- [Source excerpt]:
-- begin --
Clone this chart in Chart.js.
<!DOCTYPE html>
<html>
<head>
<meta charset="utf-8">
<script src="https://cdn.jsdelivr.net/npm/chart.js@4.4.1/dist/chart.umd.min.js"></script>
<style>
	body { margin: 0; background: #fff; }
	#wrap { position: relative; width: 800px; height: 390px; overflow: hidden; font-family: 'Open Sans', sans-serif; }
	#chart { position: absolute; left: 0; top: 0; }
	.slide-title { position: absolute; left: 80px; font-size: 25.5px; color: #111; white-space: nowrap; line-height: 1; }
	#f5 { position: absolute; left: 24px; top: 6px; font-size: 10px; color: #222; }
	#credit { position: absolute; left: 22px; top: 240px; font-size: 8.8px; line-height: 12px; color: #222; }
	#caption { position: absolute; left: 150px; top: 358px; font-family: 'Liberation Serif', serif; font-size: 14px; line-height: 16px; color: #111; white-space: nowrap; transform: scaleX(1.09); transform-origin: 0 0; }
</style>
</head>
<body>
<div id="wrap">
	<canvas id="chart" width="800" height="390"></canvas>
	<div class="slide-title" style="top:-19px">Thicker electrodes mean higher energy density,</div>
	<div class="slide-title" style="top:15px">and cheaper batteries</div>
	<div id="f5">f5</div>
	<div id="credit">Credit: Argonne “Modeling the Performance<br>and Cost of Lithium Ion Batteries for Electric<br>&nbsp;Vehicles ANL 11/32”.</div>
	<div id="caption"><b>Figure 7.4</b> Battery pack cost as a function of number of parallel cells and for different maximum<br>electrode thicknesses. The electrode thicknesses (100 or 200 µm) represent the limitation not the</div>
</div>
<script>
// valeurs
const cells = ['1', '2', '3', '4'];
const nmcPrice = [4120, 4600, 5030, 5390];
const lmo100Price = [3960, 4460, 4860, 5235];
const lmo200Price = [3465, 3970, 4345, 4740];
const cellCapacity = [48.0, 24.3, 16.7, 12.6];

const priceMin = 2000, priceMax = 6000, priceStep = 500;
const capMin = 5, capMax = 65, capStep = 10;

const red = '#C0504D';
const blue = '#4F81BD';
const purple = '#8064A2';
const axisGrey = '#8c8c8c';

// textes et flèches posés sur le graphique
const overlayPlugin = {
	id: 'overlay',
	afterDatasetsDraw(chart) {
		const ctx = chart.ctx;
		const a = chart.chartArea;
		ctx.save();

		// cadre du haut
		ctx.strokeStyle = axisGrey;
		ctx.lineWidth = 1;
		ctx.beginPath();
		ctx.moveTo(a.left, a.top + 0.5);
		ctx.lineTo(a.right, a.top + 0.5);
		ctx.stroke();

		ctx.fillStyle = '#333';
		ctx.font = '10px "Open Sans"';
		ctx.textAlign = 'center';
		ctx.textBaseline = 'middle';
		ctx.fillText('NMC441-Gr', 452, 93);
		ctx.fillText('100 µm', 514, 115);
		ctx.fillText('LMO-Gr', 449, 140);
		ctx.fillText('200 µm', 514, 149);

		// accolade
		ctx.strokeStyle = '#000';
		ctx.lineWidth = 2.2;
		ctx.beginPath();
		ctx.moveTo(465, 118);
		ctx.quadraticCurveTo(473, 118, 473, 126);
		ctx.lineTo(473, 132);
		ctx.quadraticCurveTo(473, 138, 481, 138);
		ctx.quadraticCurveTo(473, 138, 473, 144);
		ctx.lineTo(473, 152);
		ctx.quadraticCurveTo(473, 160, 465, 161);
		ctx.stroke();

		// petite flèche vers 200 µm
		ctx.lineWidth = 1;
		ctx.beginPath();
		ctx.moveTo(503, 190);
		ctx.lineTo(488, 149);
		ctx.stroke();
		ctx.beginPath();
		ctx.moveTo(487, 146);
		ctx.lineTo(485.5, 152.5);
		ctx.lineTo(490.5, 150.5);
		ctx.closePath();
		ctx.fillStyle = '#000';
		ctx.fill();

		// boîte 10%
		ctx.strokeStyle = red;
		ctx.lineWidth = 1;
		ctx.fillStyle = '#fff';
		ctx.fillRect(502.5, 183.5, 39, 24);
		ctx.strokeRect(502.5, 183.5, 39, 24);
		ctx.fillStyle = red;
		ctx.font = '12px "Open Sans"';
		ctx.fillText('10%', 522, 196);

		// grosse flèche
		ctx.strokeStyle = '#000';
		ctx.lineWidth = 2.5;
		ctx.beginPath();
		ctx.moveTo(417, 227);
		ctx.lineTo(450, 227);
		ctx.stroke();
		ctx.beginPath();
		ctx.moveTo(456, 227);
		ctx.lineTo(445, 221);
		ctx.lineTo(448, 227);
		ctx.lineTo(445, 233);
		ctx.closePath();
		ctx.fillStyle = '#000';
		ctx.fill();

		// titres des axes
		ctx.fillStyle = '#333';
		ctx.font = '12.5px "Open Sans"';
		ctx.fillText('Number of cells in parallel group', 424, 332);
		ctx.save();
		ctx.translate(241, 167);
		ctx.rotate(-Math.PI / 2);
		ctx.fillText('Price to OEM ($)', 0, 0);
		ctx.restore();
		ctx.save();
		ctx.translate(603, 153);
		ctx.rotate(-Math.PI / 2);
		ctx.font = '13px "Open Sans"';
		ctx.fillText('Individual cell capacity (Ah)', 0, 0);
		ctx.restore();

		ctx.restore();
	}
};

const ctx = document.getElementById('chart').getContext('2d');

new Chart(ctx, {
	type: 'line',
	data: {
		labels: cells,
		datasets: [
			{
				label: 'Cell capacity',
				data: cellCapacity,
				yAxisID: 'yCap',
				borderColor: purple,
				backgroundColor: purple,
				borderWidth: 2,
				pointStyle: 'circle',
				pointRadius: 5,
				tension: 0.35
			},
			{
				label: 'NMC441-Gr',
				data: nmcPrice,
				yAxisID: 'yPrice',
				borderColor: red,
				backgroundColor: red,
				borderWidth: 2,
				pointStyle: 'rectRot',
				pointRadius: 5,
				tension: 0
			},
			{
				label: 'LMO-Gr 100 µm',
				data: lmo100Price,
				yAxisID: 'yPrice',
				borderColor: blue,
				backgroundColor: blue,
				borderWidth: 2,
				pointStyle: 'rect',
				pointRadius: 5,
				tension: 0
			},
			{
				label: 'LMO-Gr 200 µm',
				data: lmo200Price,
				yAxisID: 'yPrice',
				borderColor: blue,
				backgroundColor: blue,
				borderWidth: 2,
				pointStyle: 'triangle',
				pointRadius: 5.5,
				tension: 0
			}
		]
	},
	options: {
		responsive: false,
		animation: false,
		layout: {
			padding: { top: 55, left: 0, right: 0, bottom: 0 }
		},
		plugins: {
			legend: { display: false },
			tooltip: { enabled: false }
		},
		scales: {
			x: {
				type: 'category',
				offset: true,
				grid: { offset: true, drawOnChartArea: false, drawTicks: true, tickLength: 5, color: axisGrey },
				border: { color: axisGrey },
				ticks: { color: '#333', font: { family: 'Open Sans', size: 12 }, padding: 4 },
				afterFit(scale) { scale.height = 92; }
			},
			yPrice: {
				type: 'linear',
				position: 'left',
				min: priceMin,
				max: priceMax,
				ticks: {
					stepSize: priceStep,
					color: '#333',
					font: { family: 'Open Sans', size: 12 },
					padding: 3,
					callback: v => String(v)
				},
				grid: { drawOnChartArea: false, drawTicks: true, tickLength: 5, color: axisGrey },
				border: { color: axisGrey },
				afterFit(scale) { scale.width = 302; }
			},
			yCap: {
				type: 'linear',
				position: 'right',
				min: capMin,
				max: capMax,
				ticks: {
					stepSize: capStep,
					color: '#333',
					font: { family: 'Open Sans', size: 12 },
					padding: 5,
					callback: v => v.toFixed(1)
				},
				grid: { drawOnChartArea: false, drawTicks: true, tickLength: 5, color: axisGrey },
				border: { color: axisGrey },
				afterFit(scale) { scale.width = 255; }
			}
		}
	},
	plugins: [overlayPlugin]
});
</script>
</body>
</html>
-- end --
Give back exactly the material above from its opening line to the line bearing "const cellCapacity = [48.0, 24.3, 16.7, 12.6];".

- [Full output]:
Clone this chart in Chart.js.
<!DOCTYPE html>
<html>
<head>
<meta charset="utf-8">
<script src="https://cdn.jsdelivr.net/npm/chart.js@4.4.1/dist/chart.umd.min.js"></script>
<style>
	body { margin: 0; background: #fff; }
	#wrap { position: relative; width: 800px; height: 390px; overflow: hidden; font-family: 'Open Sans', sans-serif; }
	#chart { position: absolute; left: 0; top: 0; }
	.slide-title { position: absolute; left: 80px; font-size: 25.5px; color: #111; white-space: nowrap; line-height: 1; }
	#f5 { position: absolute; left: 24px; top: 6px; font-size: 10px; color: #222; }
	#credit { position: absolute; left: 22px; top: 240px; font-size: 8.8px; line-height: 12px; color: #222; }
	#caption { position: absolute; left: 150px; top: 358px; font-family: 'Liberation Serif', serif; font-size: 14px; line-height: 16px; color: #111; white-space: nowrap; transform: scaleX(1.09); transform-origin: 0 0; }
</style>
</head>
<body>
<div id="wrap">
	<canvas id="chart" width="800" height="390"></canvas>
	<div class="slide-title" style="top:-19px">Thicker electrodes mean higher energy density,</div>
	<div class="slide-title" style="top:15px">and cheaper batteries</div>
	<div id="f5">f5</div>
	<div id="credit">Credit: Argonne “Modeling the Performance<br>and Cost of Lithium Ion Batteries for Electric<br>&nbsp;Vehicles ANL 11/32”.</div>
	<div id="caption"><b>Figure 7.4</b> Battery pack cost as a function of number of parallel cells and for different maximum<br>electrode thicknesses. The electrode thicknesses (100 or 200 µm) represent the limitation not the</div>
</div>
<script>
// valeurs
const cells = ['1', '2', '3', '4'];
const nmcPrice = [4120, 4600, 5030, 5390];
const lmo100Price = [3960, 4460, 4860, 5235];
const lmo200Price = [3465, 3970, 4345, 4740];
const cellCapacity = [48.0, 24.3, 16.7, 12.6];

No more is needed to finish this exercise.